No entanto, no momento em que tanta ciência era absorvida por comunicação social, cultura popular e sistema político, começava um novo movimento de redução das taxas de natalidade e de fecundidade. A população mundial continuou a crescer exponencialmente, facto que, para os que não estavam familiarizados com as dinâmicas próprias da demografia, parecia confirmar os profetas da catástrofe. Por isso, foi com indisfarçável surpresa que, já nos nossos dias, as previsões do departamento de demografia das Nações Unidas foram sendo sucessivamente revistas em baixa relativamente ao que tinha sido previsto nos anos anteriores. Mais, as taxas de fecundidade foram sendo apresentadas em queda abrupta em praticamente todos os países e regiões culturais que pareciam imunes a tendências próprias de sociedades modernas ocidentais. O que parecia ser uma característica das sociedades do mediterrâneo ocidental, historicamente católicas, em vias de descristianização acelerada, eram afinal traços das sociedades que emergiam do totalitarismo comunista no Leste da Europa e na órbita eurasiática do ex-império soviético. Afinal, as sociedades xintoístas, budistas, confucionistas do Extremo Oriente registavam as mesmas quedas da América Latina.
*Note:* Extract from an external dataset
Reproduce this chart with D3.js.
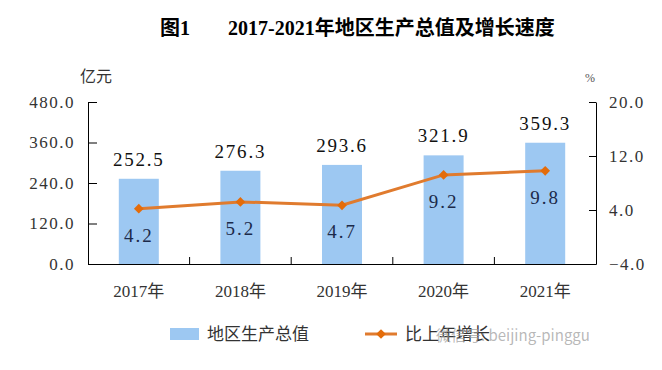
<!DOCTYPE html>
<html>
<head>
<meta charset="utf-8">
<script src="https://cdn.jsdelivr.net/npm/d3@7"></script>
<style>
  body { margin: 0; background: #fff; }
  text { font-family: "Liberation Serif", "Noto Sans CJK SC", serif; }
</style>
</head>
<body>
<div id="chart"></div>
<script>
// data
const years = ["2017年", "2018年", "2019年", "2020年", "2021年"];
const gdp = [252.5, 276.3, 293.6, 321.9, 359.3];
const growth = [4.2, 5.2, 4.7, 9.2, 9.8];
const leftTicks = [0, 120, 240, 360, 480];
const rightTicks = [-4, 4, 12, 20];

const width = 662, height = 370;
const margin = { left: 88, right: 66, top: 102, bottom: 106 };

const svg = d3.select("#chart").append("svg")
  .attr("width", width)
  .attr("height", height);

const x = d3.scaleBand()
  .domain(years)
  .range([margin.left, width - margin.right]);

const yL = d3.scaleLinear()
  .domain([0, 480])
  .range([height - margin.bottom, margin.top]);

const yR = d3.scaleLinear()
  .domain([-4, 20])
  .range([height - margin.bottom, margin.top]);

const fmt = d3.format(".1f");
const barW = 40;

// title
svg.append("text")
  .attr("x", 160).attr("y", 35)
  .attr("font-size", 20).attr("font-weight", "bold")
  .text("图1");
svg.append("text")
  .attr("x", 228).attr("y", 35)
  .attr("font-size", 20).attr("font-weight", "bold")
  .text("2017-2021年地区生产总值及增长速度");

// units
svg.append("text")
  .attr("x", 96).attr("y", 82)
  .attr("text-anchor", "middle")
  .attr("font-size", 16).attr("fill", "#333")
  .text("亿元");
svg.append("text")
  .attr("x", 590).attr("y", 82)
  .attr("text-anchor", "middle")
  .attr("font-size", 12).attr("fill", "#555")
  .text("%");

// bars
svg.selectAll(".bar")
  .data(gdp)
  .enter()
  .append("rect")
  .attr("class", "bar")
  .attr("x", (d, i) => x(years[i]) + x.bandwidth() / 2 - barW / 2)
  .attr("y", d => yL(d))
  .attr("width", barW)
  .attr("height", d => yL(0) - yL(d))
  .attr("fill", "#9DC8F2");

// axes
const axisL = svg.append("g")
  .attr("transform", "translate(" + margin.left + ",0)")
  .call(d3.axisLeft(yL).tickValues(leftTicks).tickSizeInner(-9).tickSizeOuter(0).tickPadding(13).tickFormat(fmt));

const axisR = svg.append("g")
  .attr("transform", "translate(" + (width - margin.right) + ",0)")
  .call(d3.axisRight(yR).tickValues(rightTicks).tickSizeInner(-7).tickSizeOuter(0).tickPadding(13).tickFormat(fmt));

const axisB = svg.append("g")
  .attr("transform", "translate(0," + yL(0) + ")")
  .call(d3.axisBottom(x).tickSize(0).tickPadding(21));

// category dividers on the baseline
svg.selectAll(".divider")
  .data(years.slice(1))
  .enter()
  .append("line")
  .attr("class", "divider")
  .attr("x1", d => x(d)).attr("x2", d => x(d))
  .attr("y1", yL(0)).attr("y2", yL(0) - 7)
  .attr("stroke", "#000");

[axisL, axisR, axisB].forEach(function(a) {
  a.selectAll("path, line").attr("stroke", "#000");
  a.selectAll("text")
    .attr("font-size", 17)
    .attr("letter-spacing", 1.5)
    .attr("fill", "#333")
    .style("font-family", '"Liberation Serif", "Noto Sans CJK SC", serif');
});
axisB.selectAll("text").attr("letter-spacing", 0);

// line
const line = d3.line()
  .x((d, i) => x(years[i]) + x.bandwidth() / 2)
  .y(d => yR(d));

svg.append("path")
  .datum(growth)
  .attr("d", line)
  .attr("fill", "none")
  .attr("stroke", "#E07B2E")
  .attr("stroke-width", 3);

svg.selectAll(".marker")
  .data(growth)
  .enter()
  .append("path")
  .attr("class", "marker")
  .attr("d", d3.symbol(d3.symbolDiamond2, 60)())
  .attr("transform", (d, i) => "translate(" + (x(years[i]) + x.bandwidth() / 2) + "," + yR(d) + ")")
  .attr("fill", "#E46C0A");

// value labels
svg.selectAll(".gdp-label")
  .data(gdp)
  .enter()
  .append("text")
  .attr("class", "gdp-label")
  .attr("x", (d, i) => x(years[i]) + x.bandwidth() / 2)
  .attr("y", d => yL(d) - 13)
  .attr("text-anchor", "middle")
  .attr("font-size", 19)
  .attr("letter-spacing", 1.8)
  .attr("fill", "#111")
  .text(d => fmt(d));

svg.selectAll(".growth-label")
  .data(growth)
  .enter()
  .append("text")
  .attr("class", "growth-label")
  .attr("x", (d, i) => x(years[i]) + x.bandwidth() / 2)
  .attr("y", d => yR(d) + 33)
  .attr("text-anchor", "middle")
  .attr("font-size", 19)
  .attr("letter-spacing", 2)
  .attr("fill", "#1C2A4A")
  .text(d => fmt(d));

// legend
const legend = svg.append("g");
legend.append("rect")
  .attr("x", 170).attr("y", 328)
  .attr("width", 29).attr("height", 12)
  .attr("fill", "#9DC8F2");
legend.append("text")
  .attr("x", 207).attr("y", 340)
  .attr("font-size", 17).attr("fill", "#333")
  .text("地区生产总值");
legend.append("line")
  .attr("x1", 365).attr("x2", 397)
  .attr("y1", 334).attr("y2", 334)
  .attr("stroke", "#E07B2E").attr("stroke-width", 3);
legend.append("path")
  .attr("d", d3.symbol(d3.symbolDiamond2, 60)())
  .attr("transform", "translate(381,334)")
  .attr("fill", "#E46C0A");
legend.append("text")
  .attr("x", 405).attr("y", 340)
  .attr("font-size", 17).attr("fill", "#333")
  .text("比上年增长");

// watermark (sits over the legend in the original)
svg.append("text")
  .attr("x", 436).attr("y", 341)
  .attr("font-size", 15)
  .attr("fill", "#999")
  .attr("fill-opacity", 0.7)
  .style("font-family", '"Noto Sans CJK SC", sans-serif')
  .text("微信号: beijing-pinggu");
</script>
</body>
</html>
Nem o mundo islâmico escapou à razia. O Irão tornou-se um caso particularmente saliente da passagem, numa geração, de um país com taxas de fecundidade elevadíssimas para padrões ocidentais, e tudo durante o decurso de uma revolução nacional de fanatismo xiita.

Pouco anos foram necessários para fazer chegar a tendência a todos. Casos que faziam desesperar o observador consternado, como a Índia, o Bangladesh e o Sri Lanka, chegaram à presente década com uma taxa de fecundidade inferior à normalmente associada à renovação integral das gerações (2,1-2,3 filhos por mulher). E mesmo a excepção à actual contracção demográfica, a África Subsaariana, já começou a reduzir sensivelmente as suas taxas de fecundidade, ainda que acima do índice de renovação de gerações, e, portanto, em pleno crescimento populacional. Por razões que só podemos conjecturar sem grande fundamento além da intuição das coisas, nos últimos 10 anos a tendência de redução das taxas de fecundidade acelerou, trazendo-nos a um contexto que há apenas 30 anos era pura e simplesmente impensável. São hoje várias as sociedades que figuram taxas de fecundidade inferiores a 1.
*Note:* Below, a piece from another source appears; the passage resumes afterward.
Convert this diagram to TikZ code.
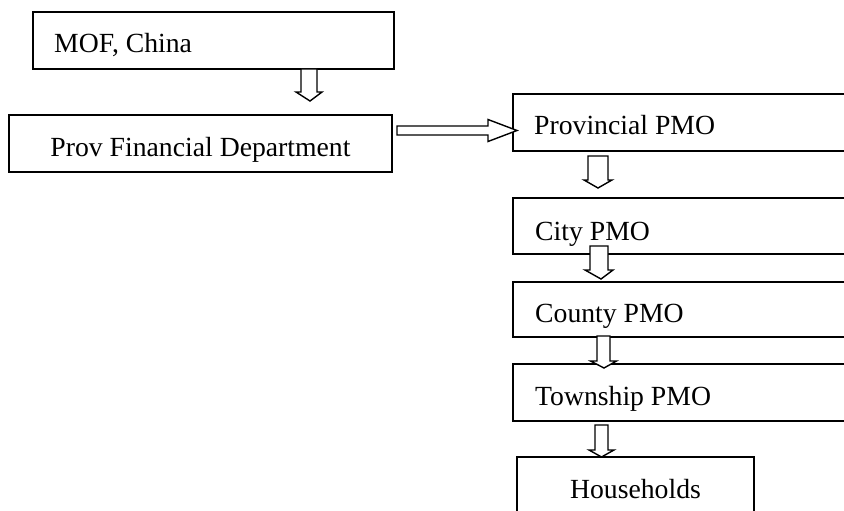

Mas se agregarmos todos os dados, e não considerarmos sequer os muitos e bons argumentos que dão conta que mesmo os números da ONU têm sobrestimado não apenas as taxas de fecundidade, mas os números absolutos das populações nacionais, e temos já hoje uma taxa de fecundidade global inferior ao nível da renovação de gerações.
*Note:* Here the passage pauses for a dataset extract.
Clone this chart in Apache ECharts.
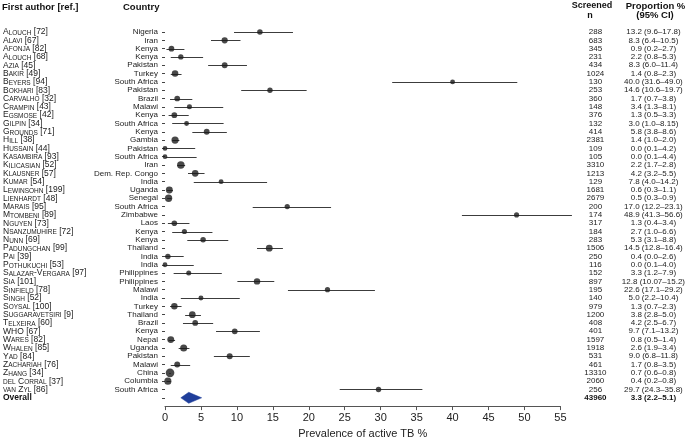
<!DOCTYPE html>
<html><head><meta charset="utf-8">
<script src="https://cdn.jsdelivr.net/npm/echarts@6/dist/echarts.min.js"></script>
<style>html,body{margin:0;padding:0;background:#fff}#c{width:688px;height:444px}</style>
</head><body><div id="c"></div>
<script>
const authors = ['Alouch [72]','Alavi [67]','Afonja [82]','Alouch [68]','Azia [45]','Bakir [49]','Beyers [94]','Bokhari [83]','Carvalho [32]','Crampin [43]','Egsmose [42]','Gilpin [34]','Grounds [71]','Hill [38]','Hussain [44]','Kasambira [93]','Kilicasian [52]','Klausner [57]','Kumar [54]','Lewinsohn [199]','Lienhardt [48]','Marais [95]','Mtombeni [89]','Nguyen [73]','Nsanzumuhire [72]','Nunn [69]','Padungchan [99]','Pai [39]','Pothukuchi [53]','Salazar-Vergara [97]','Sia [101]','Sinfield [78]','Singh [52]','Soysal [100]','Suggaravetsiri [9]','Telxeira [60]','WHO [67]','Wares [82]','Whalen [85]','Yad [84]','Zachariah [76]','Zhang [34]','del Corral [37]','van Zyl [86]'];
const countries = ['Nigeria','Iran','Kenya','Kenya','Pakistan','Turkey','South Africa','Pakistan','Brazil','Malawi','Kenya','South Africa','Kenya','Gambia','Pakistan','South Africa','Iran','Dem. Rep. Congo','India','Uganda','Senegal','South Africa','Zimbabwe','Laos','Kenya','Kenya','Thailand','India','India','Philippines','Philippines','Malawi','India','Turkey','Thailand','Brazil','Kenya','Nepal','Uganda','Pakistan','Malawi','China','Columbia','South Africa'];
const screened = [288,683,345,231,434,1024,130,253,360,148,376,132,414,2381,109,105,3310,1213,129,1681,2679,200,174,317,184,283,1506,250,116,152,897,195,140,979,1200,408,401,1597,1918,531,461,13310,2060,256];
const estimate = [13.2,8.3,0.9,2.2,8.3,1.4,40.0,14.6,1.7,3.4,1.3,3.0,5.8,1.4,0.0,0.0,2.2,4.2,7.8,0.6,0.5,17.0,48.9,1.3,2.7,5.3,14.5,0.4,0.0,3.3,12.8,22.6,5.0,1.3,3.8,4.2,9.7,0.8,2.6,9.0,1.7,0.7,0.4,29.7];
const lower = [9.6,6.4,0.2,0.8,6.0,0.8,31.6,10.6,0.7,1.3,0.5,1.0,3.8,1.0,0.1,0.1,1.7,3.2,4.0,0.3,0.3,12.2,41.3,0.4,1.0,3.1,12.8,0.0,0.1,1.2,10.07,17.1,2.2,0.7,2.8,2.5,7.1,0.5,1.9,6.8,0.8,0.6,0.2,24.3];
const upper = [17.8,10.5,2.7,5.3,11.4,2.3,49.0,19.7,3.8,8.1,3.3,8.15,8.6,2.0,4.2,4.4,2.8,5.5,14.2,1.1,0.9,23.1,56.6,3.4,6.6,8.8,16.4,2.6,4.0,7.9,15.2,29.2,10.4,2.3,5.0,6.7,13.2,1.4,3.4,11.8,3.5,0.8,0.8,35.8];
const overallLabel = 'Overall';
const overallN = 43960;
const overallEst = 3.3, overallLo = 2.2, overallHi = 5.1;
const xTicks = {min: 0, max: 55, interval: 5};
const xTitle = 'Prevalence of active TB %';

const FONT = "'Liberation Sans', Arial, sans-serif";
const nStudies = authors.length;
const overallIdx = nStudies;
const nCats = nStudies + 2; // studies + overall + empty bottom slot
const cats = Array.from({length: nCats}, (_, i) => String(i));

const fmt = v => Math.abs(v * 10 - Math.round(v * 10)) < 1e-9 ? v.toFixed(1) : String(v);
const ciText = i => fmt(estimate[i]) + ' (' + fmt(lower[i]) + '–' + fmt(upper[i]) + ')';
const overallCI = fmt(overallEst) + ' (' + fmt(overallLo) + '–' + fmt(overallHi) + ')';

function smallCaps(name) {
  let out = '', cur = null, buf = '';
  const flush = () => { if (buf) out += '{' + cur + '|' + buf + '}'; buf = ''; };
  for (const ch of name) {
    const cls = (ch >= 'a' && ch <= 'z') ? 's' : 'c';
    if (cls !== cur) { flush(); cur = cls; }
    buf += cls === 's' ? ch.toUpperCase() : ch;
  }
  flush();
  return out;
}

const chart = echarts.init(document.getElementById('c'), null, {renderer: 'canvas'});
const baseY = {
  type: 'category', data: cats, inverse: true, boundaryGap: false, gridIndex: 0,
  axisLine: {show: false}, axisTick: {show: false}, splitLine: {show: false}
};
const option = {
  animation: false,
  backgroundColor: '#fff',
  textStyle: {fontFamily: FONT},
  grid: {left: 164, right: 127, top: 32, bottom: 34, containLabel: false},
  xAxis: {
    type: 'value', min: xTicks.min, max: xTicks.max, interval: xTicks.interval,
    name: xTitle, nameLocation: 'middle', nameGap: 21,
    nameTextStyle: {fontSize: 11, color: '#222', fontFamily: FONT},
    axisLine: {show: true, lineStyle: {color: '#555', width: 1}},
    axisTick: {show: true, inside: false, length: 4, lineStyle: {color: '#555'}},
    axisLabel: {fontSize: 11, color: '#222', margin: 6, fontFamily: FONT},
    splitLine: {show: false}
  },
  yAxis: [
    Object.assign({}, baseY, {
      axisTick: {show: true, length: 3, interval: (idx) => idx <= overallIdx, lineStyle: {color: '#444'}},
      axisLabel: {interval: 0, margin: 7, fontSize: 8, color: '#222', fontFamily: FONT,
        formatter: (v, i) => i < nStudies ? countries[i] : ''}
    }),
    Object.assign({}, baseY, {
      position: 'left', offset: 162,
      axisLabel: {interval: 0, margin: 0, align: 'left', color: '#222', fontFamily: FONT,
        formatter: (v, i) => i < nStudies ? smallCaps(authors[i]) : (i === overallIdx ? '{b|' + overallLabel + '}' : ''),
        rich: {
          c: {fontSize: 8.5, fontFamily: FONT, color: '#222', verticalAlign: 'bottom'},
          s: {fontSize: 6.5, fontFamily: FONT, color: '#222', verticalAlign: 'bottom'},
          b: {fontSize: 8.5, fontFamily: FONT, color: '#111', fontWeight: 'bold'}
        }}
    }),
    Object.assign({}, baseY, {
      position: 'right', offset: 35,
      axisLabel: {interval: 0, margin: 0, align: 'center', fontSize: 8, color: '#222', fontFamily: FONT,
        formatter: (v, i) => i < nStudies ? String(screened[i]) : (i === overallIdx ? '{b|' + overallN + '}' : ''),
        rich: {b: {fontSize: 8, fontWeight: 'bold', color: '#111', fontFamily: FONT}}}
    }),
    Object.assign({}, baseY, {
      position: 'right', offset: 93,
      axisLabel: {interval: 0, margin: 0, align: 'center', fontSize: 8, color: '#222', fontFamily: FONT,
        formatter: (v, i) => i < nStudies ? ciText(i) : (i === overallIdx ? '{b|' + overallCI + '}' : ''),
        rich: {b: {fontSize: 8, fontWeight: 'bold', color: '#111', fontFamily: FONT}}}
    })
  ],
  graphic: [
    {type: 'text', left: 2, top: 2, style: {text: 'First author [ref.]', font: 'bold 9.5px ' + FONT, fill: '#111'}},
    {type: 'text', left: 123, top: 2, style: {text: 'Country', font: 'bold 9.5px ' + FONT, fill: '#111'}},
    {type: 'text', x: 592, y: 6, style: {text: 'Screened', font: 'bold 9px ' + FONT, fill: '#111', align: 'center', verticalAlign: 'middle'}},
    {type: 'text', x: 590, y: 15.5, style: {text: 'n', font: 'bold 9px ' + FONT, fill: '#111', align: 'center', verticalAlign: 'middle'}},
    {type: 'text', x: 655.5, y: 6, style: {text: 'Proportion %', font: 'bold 9.5px ' + FONT, fill: '#111', align: 'center', verticalAlign: 'middle'}},
    {type: 'text', x: 655, y: 15.5, style: {text: '(95% CI)', font: 'bold 9.5px ' + FONT, fill: '#111', align: 'center', verticalAlign: 'middle'}}
  ],
  series: [
    {
      type: 'custom', name: 'ci', xAxisIndex: 0, yAxisIndex: 0, clip: false,
      encode: {x: [0, 1], y: 2},
      data: lower.map((l, i) => [l, upper[i], i]),
      renderItem: (params, api) => {
        const a = api.coord([api.value(0), api.value(2)]);
        const b = api.coord([api.value(1), api.value(2)]);
        return {type: 'line', shape: {x1: a[0], y1: Math.round(a[1]) + 0.5, x2: b[0], y2: Math.round(b[1]) + 0.5},
          style: {stroke: '#3c3c3c', lineWidth: 1}};
      },
      z: 2
    },
    {
      type: 'scatter', name: 'estimate', xAxisIndex: 0, yAxisIndex: 0,
      data: estimate.map((v, i) => [v, i, screened[i]]),
      symbol: 'circle',
      symbolSize: (val) => 0.8 * Math.log(val[2]) + 1.0,
      itemStyle: {color: '#1a1a1a'},
      z: 3
    },
    {
      type: 'custom', name: 'overall', xAxisIndex: 0, yAxisIndex: 0, clip: false,
      encode: {x: [0, 1, 2], y: 3},
      data: [[overallLo, overallEst, overallHi, overallIdx]],
      renderItem: (params, api) => {
        const l = api.coord([api.value(0), api.value(3)]);
        const m = api.coord([api.value(1), api.value(3)]);
        const r = api.coord([api.value(2), api.value(3)]);
        const h = 5.5;
        return {type: 'polygon', shape: {points: [[l[0], l[1]], [m[0], m[1] - h], [r[0], r[1]], [m[0], m[1] + h]]},
          style: {fill: '#1f3e9a', stroke: '#1f3e9a', lineWidth: 0.5}};
      },
      z: 3
    }
  ]
};
chart.setOption(option);
</script>
</body></html>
Tal indica que atingiremos mais em breve do que julgávamos o máximo da curva populacional do planeta, e a partir daí a população do mundo começará a cair, algo que não acontecia há pelo menos 1000 anos, mesmo descontando os efeitos da peste negra no século XIV. Nalguns países a diminuição populacional será rápida, noutros será mais atenuada. Daqui nascerão novos equilíbrios e desequilíbrios geopolíticos, novas exigências tecnológicas, novas restrições à circulação de pessoas, novos horizontes morais, novas políticas económicas. Mas não há dúvida de que será um mundo novo, à semelhança dos anteriores com os seus heróis e os seus charlatães.